The book began to percolate right after 9/11. Miller did a piece for Newsweek about why we need heaven. She was struck by the fact that the suicide bombers were sure they were going to heaven, just as the surviving family members of those tragically killed were certain that their loved ones were heaven bound. Both motivating and consoling, she wondered if heaven is the same or different?
Prior to 9/11 Miller had never really given heaven much thought. Suddenly, she became obsessed with so many questions: who gets to go to heaven? when do you go? is G-d there? She discovered that many people have spent their lives contemplating these and other questions.
Yet, like herself, many reform Jews not only haven’t struggled with the questions, they tend to avoid the topic as much as possible.
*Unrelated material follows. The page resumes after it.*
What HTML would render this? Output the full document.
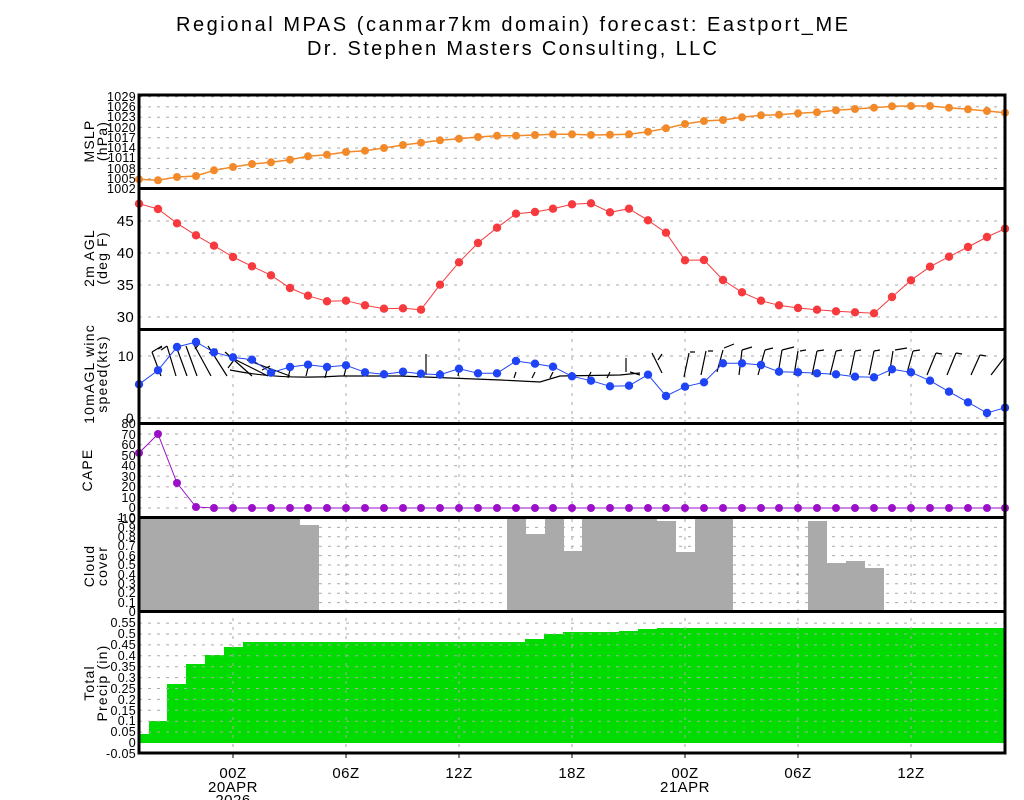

As Jews in general, Miller found that we are wonderful about the rituals surrounding death, maybe better than anyone, and yet we shy away from the inexplicable aspects of death. “Of course,” I tell myself. “Because we are a questioning people and since we cannot ‘know’ the answer, we don’t bother so much with certain aspects of the questions.”
After six years of interviews, writing, editing and ultimately completing the book, Miller feels she has a better grasp of the idea(s) of heaven. It was a journey for her. She found some ideas that she can live with. I suppose that as I read, there were things that rang true for me, too, intermittently, but in the end I find myself not sure whether I was taking away that much from the book. I did not find it refreshing or reassuring in any way.
I am sure there are plenty of people out there who will be outraged by my view, who care not only about heaven for themselves and their loved ones, but for their pets as well.
And those people should read this book.
They will find it touching and tender, and full of interesting information of how and why views of heaven changed over time, within certain religions and across religious lines into society as a whole in different time periods.They will likely find a portion of the book that speaks to all that they hold dear, and find great comfort in knowing that their veiw is shared by some of the best experts in the field. I expect that Lisa Miller was writing for them.
As for me, I celebrate life each day and do not worry myself with heaven or no heaven. I am hypnotized by the clouds and would take up at least part time residence up there in the clouds if I could. Not because they represent heaven or are perfect, but because they are mysterious, have no answers and beg to be investigated and experienced constantly, for they, like me, are ever changing. When I die, I hope to be remembered for how I lived my life here, not imagined in some unknown ‘heaven’.